Эта выработка, шлифовка дарования требует значительной способности к концентрации, ведущей, с другой стороны, к ущербу других способностей. Это мне пришлось испытать и на себе. Я никогда не обладал так называемой хорошей памятью: с самого детства не было у меня способности запоминать цифры, имена, даже стихи. Таблица умножения была истинным мучением не только для меня, но и для моего приходившего в отчаяние учителя. Я и до сих пор не победил этой непобедимой трудности и навсегда отказался от этого знания. Но в то время, когда еще было можно заставлять меня набираться ненужных мне знаний, моим единственным спасением была память зрения. Насколько хватало моих технических знаний, я мог вследствие этой памяти еще в ранней юности записывать дома красками картины, особенно поразившие меня на выставке. Позже пейзажи, писанные по воспоминанию, удавались мне иногда больше, нежели писанные прямо с натуры. Так написал «Старый город», а потом целый ряд немецких, голландских, арабских темперных рисунков.
Несколько лет тому назад совершенно неожиданно я заметил, что эта способность пошла на убыль. Вскоре я понял, что нужные для постоянного наблюдения силы направились – вследствие повысившейся способности к сосредоточению – на другой путь, ставший для меня гораздо более важным, необходимым. Способность углубления во внутреннюю жизнь искусства (а стало быть, и моей души) настолько увеличилась в силе, что я проходил подчас мимо внешних явлений, не замечая их, что прежде было совершенно невозможно.
Насколько я могу судить, сам эту способность к углублению я не навязал себе извне – она жила во мне и до того органической, хотя и эмбриональной жизнью. А тут просто пришла ее пора, и она стала развиваться, требуя и моей помощи упражнениями.
Лет тринадцати или четырнадцати на накопленные деньги я наконец купил себе небольшой полированный ящик с масляными красками. И до сегодня меня не покинуло впечатление, точнее говоря, переживание, рождаемое из тюбика выходящей краской. Стоит надавить пальцами – и торжественно, звучно, задумчиво, мечтательно, самоуглубленно, глубоко серьезно, с кипучей шаловливостью, со вздохом облегчения, со сдержанным звучанием печали, с надменной силой и упорством, с настойчивым самообладанием, с колеблющейся ненадежностью равновесия выходят друг за другом эти странные существа, называемые красками, – живые сами в себе, самостоятельные, одаренные всеми необходимыми свойствами для дальнейшей самостоятельной жизни и каждый миг готовые подчиниться новым сочетаниям, смешаться друг с другом и создавать нескончаемое число новых миров.

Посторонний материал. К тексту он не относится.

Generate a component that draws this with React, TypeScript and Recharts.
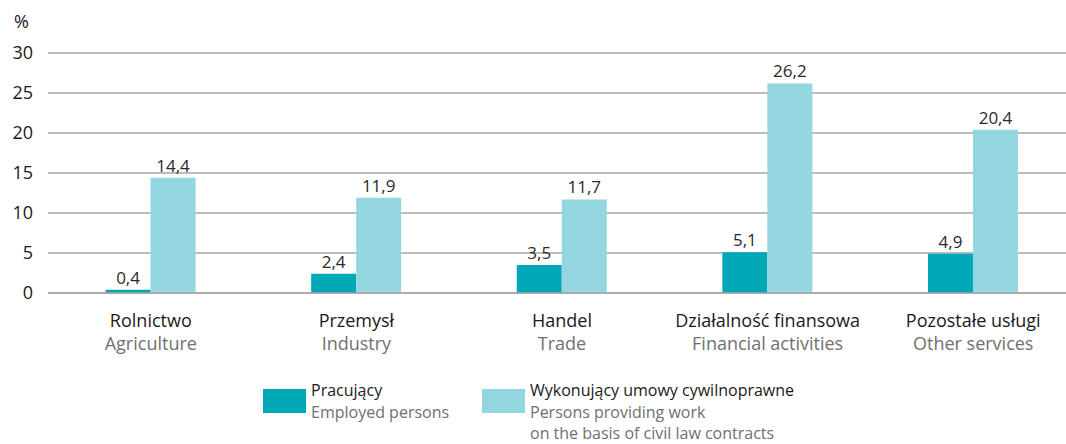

Некоторые из них, уже утомленные, ослабевшие, отвердевшие, лежат тут же, подобно мертвым силам и живым воспоминаниям о былых, судьбою не допущенных, возможностях. Как в борьбе или сражении, выходят из тюбиков свежие, призванные заменить собою старые ушедшие силы. Посреди палитры особый мир остатков уже пошедших в дело красок, блуждающих на холстах, в необходимых воплощениях, вдали от первоначального своего источника. Это – мир, возникший из остатков уже написанных картин, а также определенный и созданный случайностями, загадочной игрой чуждых художнику сил. Этим случайностям я обязан многим: они научили меня вещам, которых не услышать ни от какого учителя или мастера. Нередкими часами я рассматривал их с удивлением и любовью. Временами мне чудилось, что кисть, непреклонной волей вырывающая краски из этих живых красочных существ, порождала собою музыкальное звучание. Мне слышалось иногда шипение смешиваемых красок. Это было похоже на то, что можно было, наверное, испытывать в таинственной лаборатории полного тайны алхимика.

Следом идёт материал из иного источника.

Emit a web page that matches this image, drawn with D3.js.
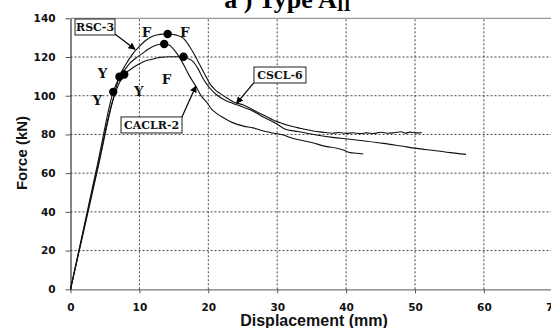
<!DOCTYPE html>
<html>
<head>
<meta charset="utf-8">
<script src="https://cdn.jsdelivr.net/npm/d3@7"></script>
<style>
  html, body { margin: 0; padding: 0; background: #fff; }
  svg { display: block; }
</style>
</head>
<body>
<svg id="chart" width="551" height="328"></svg>
<script>
// Force–displacement curves of three Type A_II specimens (kN vs mm)
const xTicks = [0, 10, 20, 30, 40, 50, 60, 70];
const yTicks = [0, 20, 40, 60, 80, 100, 120, 140];

const rsc3 = [
  [0,0],[2,31.5],[4,63],[6,95.5],[7.1,109.8],[8,116],[9,121.5],[10,125.5],[11,128.8],
  [12,130.8],[13,131.7],[14.1,131.9],[15.4,131.3],[16.4,129.6],[17.3,125.3],[18.1,120.5],
  [18.8,115.7],[19.5,111],[20.2,106.4],[21,103],[21.7,101.2],[22.7,98.8],[23.6,96.9],
  [25.1,95.2],[27,91.7],[28.3,89.5],[29.4,87.4],[31.4,84.9],[33.3,83.2],[35,81.9],
  [36.5,81.2],[38,80.6],[39,81],[40,80.5],[41,80.9],[42,80.4],[43,80.8],[44,80.5],
  [45,81.1],[46,80.6],[47,80.9],[48,81.4],[48.6,80.7],[49.3,81.2],[50,80.8],[51,80.9]
];
const caclr2 = [
  [0,0],[2,33],[4,66],[6.2,102],[7.1,109.5],[8,114],[8.6,116.7],[9.5,119.5],[10.5,122],
  [11.1,123.6],[12.5,126.2],[13.6,126.7],[14.3,126.2],[15.4,122],[16.2,117.5],[17.3,110],
  [18.2,104.9],[19,99.8],[19.8,96.5],[20.5,93],[21.2,90.9],[22.2,88.6],[23.1,86.8],
  [24.2,85.2],[25.1,84.3],[26.5,83.4],[27.5,82.3],[29,81],[30.9,79.7],[32,78.3],
  [33.3,77.1],[35,75.8],[37.2,73.7],[38.5,73],[39.6,72],[40.6,70.6],[41.5,70.3],[42.5,69.9]
];
const cscl6 = [
  [0,0],[2,32],[4,64],[6,96],[7.8,111],[8.6,113.3],[9.5,115.5],[10.6,117.6],[12,119],
  [13,119.8],[14.5,120.1],[16.4,120.1],[17.2,119],[17.8,117.6],[18.5,114],[19.3,108.5],
  [20.2,104],[21.2,100.5],[22.5,97.5],[23.6,96],[25.1,94],[26.5,92],[28,89],[29.9,85.5],
  [31,83],[33,81.5],[35.7,79.7],[38,78.5],[40.6,77.5],[43,76.5],[45.4,75.4],[48,74],
  [50.2,72.8],[53,71.6],[55.1,70.6],[57.4,69.7]
];
const curves = [rsc3, caclr2, cscl6];

// Yield (Y) and peak (F) points marked on the curves
const yieldPoints = [[7.1,109.8],[6.2,102],[7.8,111]];
const peakPoints = [[14.1,131.9],[13.6,126.7],[16.4,120.1]];

// Letter annotations, placed in data units
const letterLabels = [
  {t:"Y", x:4.67, y:111.9},{t:"Y", x:3.9, y:97.8},{t:"Y", x:9.9, y:102.4},
  {t:"F", x:11.05, y:133},{t:"F", x:16.6, y:133},{t:"F", x:13.95, y:108.5}
];

// Boxed specimen names with leader arrows (data units)
const specimenNames = ["RSC-3", "CACLR-2", "CSCL-6"];
const boxCenters = [[3.56,135.5],[11.76,84.9],[30.4,110.7]];
const boxWidths = [40, 61, 52];
const arrowTails = [[6.45,131.9],[16.18,89.0],[26.6,106.6]];
const arrowTips = [[9.36,124.0],[18.2,105.0],[24.1,96.1]];

const svg = d3.select("#chart");
const x = d3.scaleLinear().domain([0, 70]).range([70.5, 552.8]);
const y = d3.scaleLinear().domain([0, 140]).range([289.3, 18.3]);

// arrowhead marker
svg.append("defs").append("marker")
  .attr("id", "arrowhead").attr("viewBox", "0 0 10 10")
  .attr("refX", 9).attr("refY", 5)
  .attr("markerWidth", 7).attr("markerHeight", 7)
  .attr("markerUnits", "userSpaceOnUse")
  .attr("orient", "auto")
  .append("path").attr("d", "M0,0 L10,5 L0,10 Z").attr("fill", "#000");

// grid
const grid = svg.append("g");
grid.selectAll("line.h").data(yTicks.filter(d => d > 0 && d < 140)).join("line")
  .attr("x1", x(0)).attr("x2", x(70)).attr("y1", d => y(d)).attr("y2", d => y(d))
  .attr("stroke", "#444").attr("stroke-width", 1).attr("stroke-dasharray", "2,2");
grid.selectAll("line.v").data(xTicks.filter(d => d > 0 && d < 70)).join("line")
  .attr("x1", d => x(d)).attr("x2", d => x(d)).attr("y1", y(0)).attr("y2", y(140))
  .attr("stroke", "#444").attr("stroke-width", 1).attr("stroke-dasharray", "2,2");

// top frame line
svg.append("line").attr("x1", x(0)).attr("x2", x(70)).attr("y1", y(140)).attr("y2", y(140))
  .attr("stroke", "#999").attr("stroke-width", 1.2);

// axes
const xAxis = svg.append("g").attr("transform", `translate(0,${y(0)})`)
  .call(d3.axisBottom(x).tickValues(xTicks).tickSize(4).tickPadding(10).tickSizeOuter(0));
const yAxis = svg.append("g").attr("transform", `translate(${x(0)},0)`)
  .call(d3.axisLeft(y).tickValues(yTicks).tickSize(5).tickPadding(10).tickSizeOuter(0));
xAxis.select(".domain").attr("stroke", "#777").attr("stroke-width", 1.2);
yAxis.select(".domain").attr("stroke", "#333").attr("stroke-width", 1.2);
[xAxis, yAxis].forEach(g => {
  g.selectAll(".tick line").attr("stroke", "#555");
  g.selectAll(".tick text").attr("font-family", "DejaVu Sans").attr("font-weight", "bold")
    .attr("font-size", 10.5).attr("fill", "#111");
});

// curves
const line = d3.line().x(d => x(d[0])).y(d => y(d[1])).curve(d3.curveMonotoneX);
svg.append("g").selectAll("path").data(curves).join("path")
  .attr("d", line).attr("fill", "none").attr("stroke", "#111").attr("stroke-width", 1.1);

// Y and F markers
svg.append("g").selectAll("circle").data(yieldPoints.concat(peakPoints)).join("circle")
  .attr("cx", d => x(d[0])).attr("cy", d => y(d[1])).attr("r", 4.2).attr("fill", "#000");

svg.append("g").selectAll("text").data(letterLabels).join("text")
  .attr("x", d => x(d.x)).attr("y", d => y(d.y)).attr("dy", "0.36em")
  .attr("text-anchor", "middle").attr("font-family", "DejaVu Serif").attr("font-weight", "bold")
  .attr("font-size", 13.5).attr("fill", "#111").text(d => d.t);

// leader arrows
svg.append("g").selectAll("line").data(arrowTails).join("line")
  .attr("x1", d => x(d[0])).attr("y1", d => y(d[1]))
  .attr("x2", (d, i) => x(arrowTips[i][0])).attr("y2", (d, i) => y(arrowTips[i][1]))
  .attr("stroke", "#000").attr("stroke-width", 1.2).attr("marker-end", "url(#arrowhead)");

// boxed names
const boxes = svg.append("g").selectAll("g").data(specimenNames).join("g")
  .attr("transform", (d, i) => `translate(${x(boxCenters[i][0])},${y(boxCenters[i][1])})`);
boxes.append("rect")
  .attr("x", (d, i) => -boxWidths[i] / 2).attr("y", -8).attr("width", (d, i) => boxWidths[i]).attr("height", 16)
  .attr("fill", "#fff").attr("stroke", "#222").attr("stroke-width", 1);
boxes.append("text").attr("text-anchor", "middle").attr("dy", "0.36em")
  .attr("font-family", "DejaVu Serif").attr("font-weight", "bold").attr("font-size", 11)
  .attr("fill", "#111").text(d => d);

// title
const title = svg.append("text").attr("x", 287.5).attr("y", 7.5).attr("text-anchor", "middle")
  .attr("font-family", "Liberation Serif").attr("font-weight", "bold").attr("font-size", 26).attr("fill", "#000");
title.append("tspan").text("a ) Type A");
title.append("tspan").attr("font-size", 18).attr("dy", 3).text("II");

// axis titles
svg.append("text").attr("x", 314).attr("y", 326).attr("text-anchor", "middle")
  .attr("font-family", "Liberation Sans").attr("font-weight", "bold").attr("font-size", 16)
  .attr("fill", "#111").text("Displacement (mm)");
svg.append("text").attr("transform", "translate(26.5,153) rotate(-90)").attr("text-anchor", "middle")
  .attr("font-family", "Liberation Sans").attr("font-weight", "bold").attr("font-size", 15)
  .attr("fill", "#111").text("Force (kN)");
</script>
</body>
</html>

Как-то мне довелось услышать, что один известный художник (не помню, кто именно) выразился так: «Когда пишешь, то на один взгляд на холст должно приходиться полвзгляда на палитру и десять взглядов на натуру». Это было красиво сказано, но мне скоро стало ясно, что для меня эта пропорция должна быть другой: десять взглядов на холст, один на палитру, полвзгляда на натуру. Именно так выучился я борьбе с холстом, понял его враждебное упорство в отношении к моей мечте и наловчился насильственно его этой мечте подчинять. Постепенно я выучился не видеть этого белого, упорного, упрямого тона холста (или лишь на мгновение заметить его для контроля), а видеть вместо него те тона, которым суждено его заменить, – так в постепенности и медленности выучивался я то тому, то другому.
Живопись есть грохочущее столкновение различных миров, призванных путем борьбы и среди этой борьбы миров между собою создать новый мир, который зовется произведением [124]. Каждое произведение возникает и технически так, как возник космос, – оно проходит путем катастроф, подобных хаотическому реву оркестра, выливающемуся в конце концов в симфонию, имя которой – музыка сфер. Создание произведения есть мироздание.